Ibn Taymiyya also loathed the Sufi Sunnis, another tenet carried by the jihadists today.
Zarqawi hopes to compel his fellow Sunni Syrians into a revolt against the Alawi regime, but at least in Damascus, he is going to be disappointed by the feedback, to the relief of the regime that even at the height of the Islamic fundamentalist challenge in the late 1970s and early 1980s, did not fear losing control over the Damascenes. Although Sufism, paramount only a century ago, has withered today to a faint rendition of its former self, Damascus is too intricately overlaid for Zarqawi to sway its Sunni populace.
Whereas the old town alleyways of other Syrian cities were hotbeds of Muslim fundamentalism, the exquisite and unique oriental charm of Damascus is a tourist trap poised to snap, and its Christians, Shias, and Sunnis seem eager for the mercantile windfall.
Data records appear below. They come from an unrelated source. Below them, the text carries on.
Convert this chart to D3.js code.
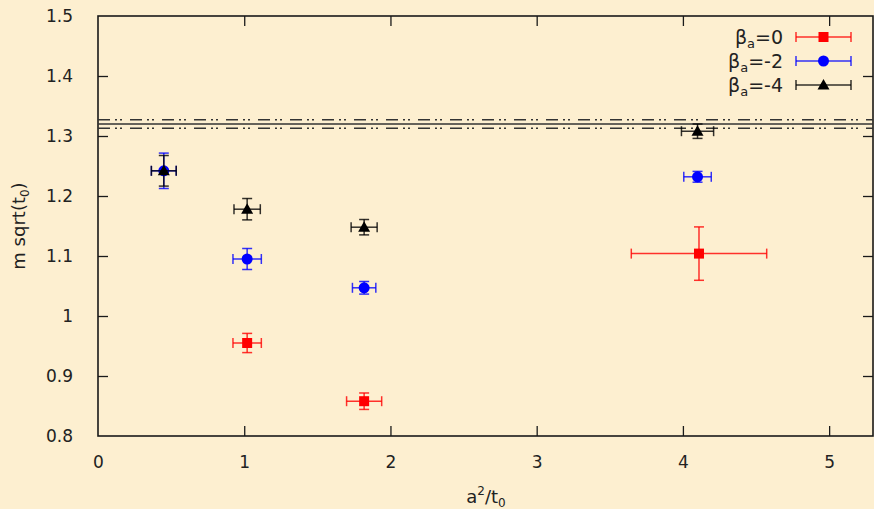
<!DOCTYPE html>
<html>
<head>
<meta charset="utf-8">
<script src="https://cdn.jsdelivr.net/npm/d3@7"></script>
<style>
  html, body { margin: 0; padding: 0; background: #fdefd0; }
  svg { display: block; font-family: "DejaVu Sans", sans-serif; }
</style>
</head>
<body>
<svg id="chart" width="874" height="509"></svg>
<script>
// Series: x = a^2/t0 (with error), y = m sqrt(t0) (with error)
const seriesNames = ["β_a=0", "β_a=-2", "β_a=-4"];
const seriesColors = ["#ff0000", "#0000ff", "#000000"];
const seriesShapes = ["square", "circle", "triangle"];

const xBeta0 = [1.02, 1.82, 4.11];
const xErrBeta0 = [0.097, 0.12, 0.463];
const yBeta0 = [0.955, 0.858, 1.104];
const yErrBeta0 = [0.016, 0.0137, 0.0445];

const xBeta2 = [0.45, 1.02, 1.82, 4.10];
const xErrBeta2 = [0.085, 0.097, 0.08, 0.094];
const yBeta2 = [1.242, 1.095, 1.047, 1.232];
const yErrBeta2 = [0.0295, 0.0175, 0.0105, 0.009];

const xBeta4 = [0.45, 1.02, 1.82, 4.10];
const xErrBeta4 = [0.085, 0.09, 0.089, 0.11];
const yBeta4 = [1.242, 1.178, 1.148, 1.308];
const yErrBeta4 = [0.0255, 0.0178, 0.0128, 0.012];

// Continuum reference band
const bandCenter = 1.32;
const bandHalfWidth = 0.007;

const xTicks = [0, 1, 2, 3, 4, 5];
const yTicks = [0.8, 0.9, 1.0, 1.1, 1.2, 1.3, 1.4, 1.5];

const xDomain = [0, 5.3];
const yDomain = [0.8, 1.5];

const series = [
  { x: xBeta0, xe: xErrBeta0, y: yBeta0, ye: yErrBeta0 },
  { x: xBeta2, xe: xErrBeta2, y: yBeta2, ye: yErrBeta2 },
  { x: xBeta4, xe: xErrBeta4, y: yBeta4, ye: yErrBeta4 }
].map((s, i) => ({
  name: seriesNames[i], color: seriesColors[i], shape: seriesShapes[i],
  points: s.x.map((xv, j) => ({ x: xv, xe: s.xe[j], y: s.y[j], ye: s.ye[j] }))
}));

const svg = d3.select("#chart");
const W = 874, H = 509;
const margin = { left: 98, right: 1, top: 16, bottom: 73 };
const x = d3.scaleLinear().domain(xDomain).range([margin.left, W - margin.right]);
const y = d3.scaleLinear().domain(yDomain).range([H - margin.bottom, margin.top]);

svg.append("rect").attr("width", W).attr("height", H).attr("fill", "#fdefd0");

const axisColor = "#1a1a1a";
const textColor = "#222";
const tickLen = 10;

// Axes with inward ticks on all four sides
const gx = svg.append("g").attr("transform", `translate(0,${y.range()[0]})`)
  .call(d3.axisBottom(x).tickValues(xTicks).tickSizeInner(-tickLen).tickSizeOuter(0).tickPadding(20).tickFormat(d3.format("d")));
const gxTop = svg.append("g").attr("transform", `translate(0,${y.range()[1]})`)
  .call(d3.axisTop(x).tickValues(xTicks).tickSizeInner(-tickLen).tickSizeOuter(0).tickFormat(""));
const gy = svg.append("g").attr("transform", `translate(${x.range()[0]},0)`)
  .call(d3.axisLeft(y).tickValues(yTicks).tickSizeInner(-tickLen).tickSizeOuter(0).tickPadding(25).tickFormat(d => d === 1 ? "1" : d3.format(".1f")(d)));
const gyRight = svg.append("g").attr("transform", `translate(${x.range()[1]},0)`)
  .call(d3.axisRight(y).tickValues(yTicks).tickSizeInner(-tickLen).tickSizeOuter(0).tickFormat(""));

[gx, gxTop, gy, gyRight].forEach(g => {
  g.select(".domain").remove();
  g.selectAll(".tick line").attr("stroke", axisColor).attr("stroke-width", 1.3);
  g.selectAll(".tick text").attr("fill", textColor).attr("font-size", 17)
    .attr("font-family", "DejaVu Sans, sans-serif");
});
gx.selectAll(".tick text").attr("dy", "0.71em");
// hide edge ticks that coincide with the frame
gx.selectAll(".tick line").filter(d => d === 0).remove();
gxTop.selectAll(".tick line").filter(d => d === 0).remove();
gy.selectAll(".tick line").filter(d => d === 0.8 || d === 1.5).remove();
gyRight.selectAll(".tick line").filter(d => d === 0.8 || d === 1.5).remove();

// Frame
svg.append("rect")
  .attr("x", x.range()[0]).attr("y", y.range()[1])
  .attr("width", x.range()[1] - x.range()[0]).attr("height", y.range()[0] - y.range()[1])
  .attr("fill", "none").attr("stroke", axisColor).attr("stroke-width", 1.6);

// Reference band: central value and dash-dot-dot error lines
const dashDotDot = "12,5,2,3,2,8";
const bandLines = [
  { v: bandCenter + bandHalfWidth, dash: dashDotDot },
  { v: bandCenter, dash: null },
  { v: bandCenter - bandHalfWidth, dash: dashDotDot }
];
svg.append("g").selectAll("line").data(bandLines).join("line")
  .attr("x1", x.range()[0]).attr("x2", x.range()[1])
  .attr("y1", d => y(d.v)).attr("y2", d => y(d.v))
  .attr("stroke", "#333").attr("stroke-width", 1.6)
  .attr("stroke-dasharray", d => d.dash);

const cap = 5;
function drawMarker(g, shape, color, cx, cy) {
  if (shape === "square") {
    g.append("rect").attr("x", cx - 5).attr("y", cy - 5).attr("width", 10).attr("height", 10).attr("fill", color);
  } else if (shape === "circle") {
    g.append("circle").attr("cx", cx).attr("cy", cy).attr("r", 5.5).attr("fill", color);
  } else {
    g.append("path").attr("d", `M${cx},${cy - 6}L${cx + 6},${cy + 4.5}L${cx - 6},${cy + 4.5}Z`).attr("fill", color);
  }
}

series.forEach(s => {
  const g = svg.append("g");
  s.points.forEach(p => {
    const cx = x(p.x), cy = y(p.y);
    const x0 = x(p.x - p.xe), x1 = x(p.x + p.xe);
    const y0 = y(p.y - p.ye), y1 = y(p.y + p.ye);
    const lines = [
      [x0, cy, x1, cy], [cx, y0, cx, y1],
      [x0, cy - cap, x0, cy + cap], [x1, cy - cap, x1, cy + cap],
      [cx - cap, y0, cx + cap, y0], [cx - cap, y1, cx + cap, y1]
    ];
    lines.forEach(l => g.append("line")
      .attr("x1", l[0]).attr("y1", l[1]).attr("x2", l[2]).attr("y2", l[3])
      .attr("stroke", s.color).attr("stroke-width", 1.5).attr("stroke-opacity", 0.8));
    drawMarker(g, s.shape, s.color, cx, cy);
  });
});

// Legend
const legendRows = [37, 61, 85];
series.forEach((s, i) => {
  const ly = legendRows[i];
  const g = svg.append("g");
  const parts = s.name.split("_");
  const rest = parts[1].slice(1);
  const t = g.append("text").attr("x", 783).attr("y", ly).attr("dy", "0.35em")
    .attr("text-anchor", "end").attr("font-size", 19).attr("fill", textColor);
  t.append("tspan").text(parts[0]);
  t.append("tspan").attr("font-size", 13).attr("dy", 4).text(parts[1][0]);
  t.append("tspan").attr("dy", -4).text(rest);
  const lx0 = 796, lx1 = 851, lc = (lx0 + lx1) / 2;
  [[lx0, ly, lx1, ly], [lx0, ly - cap, lx0, ly + cap], [lx1, ly - cap, lx1, ly + cap]]
    .forEach(l => g.append("line").attr("x1", l[0]).attr("y1", l[1]).attr("x2", l[2]).attr("y2", l[3])
      .attr("stroke", s.color).attr("stroke-width", 1.5).attr("stroke-opacity", 0.8));
  drawMarker(g, s.shape, s.color, lc, ly);
});

// Axis titles
const yTitle = svg.append("text")
  .attr("transform", `translate(25,226) rotate(-90)`)
  .attr("text-anchor", "middle").attr("font-size", 18).attr("fill", textColor);
yTitle.append("tspan").text("m sqrt(t");
yTitle.append("tspan").attr("font-size", 12).attr("dy", 4).text("0");
yTitle.append("tspan").attr("dy", -4).text(")");

const xTitle = svg.append("text")
  .attr("x", 486).attr("y", 503)
  .attr("text-anchor", "middle").attr("font-size", 18).attr("fill", textColor);
xTitle.append("tspan").text("a");
xTitle.append("tspan").attr("font-size", 12).attr("dy", -8).text("2");
xTitle.append("tspan").attr("dy", 8).text("/t");
xTitle.append("tspan").attr("font-size", 12).attr("dy", 4).text("0");
</script>
</body>
</html>
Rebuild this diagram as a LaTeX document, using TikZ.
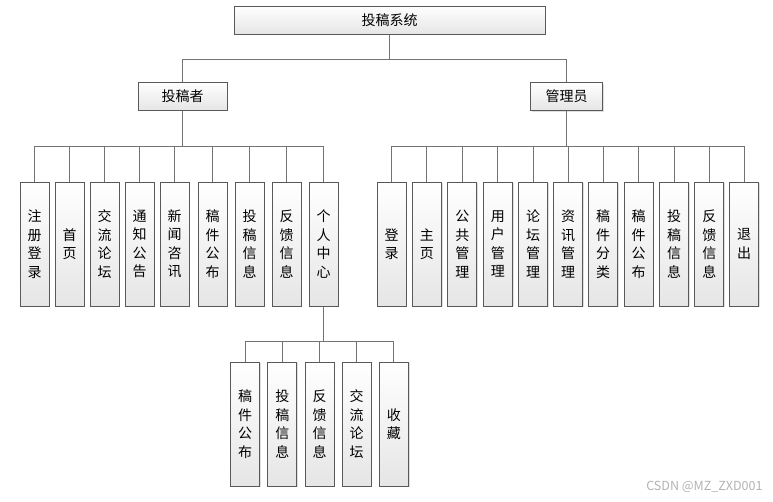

Sunnis may hide the tomb of Muawiya from inquisitive outsiders, but they certainly don't mind learning a little Farsi to haggle with Iranian Shia pilgrims on a weeping tour of their saintly shrines.
Jihadism seems to thrive and find recruits among dislocated individuals, but a place as ancient as Damascus can claim too much continuity and hand-me-down memory for that to happen. The spiritual hole that Zarqawi hopes to fill with his particular brand of nihilism is amply taken up with local traditions, gossip, and inbred contentment.
However, the picture changes where old Damascus ends and the new cinder block tenements begin; there everything takes on the grim color of concrete. This is the urban sprawl of a 6 million strong metropolis that daily gobbles up the age-old agricultural villages in its orbit. The locals there are overrun with outsiders and poverty, and there one would find harsher glares of resentment. This "New Damascus" is more likely a hospitable environment for the jihadists rather than the ancient mosques and tombs that carry such loaded symbolism for their cause.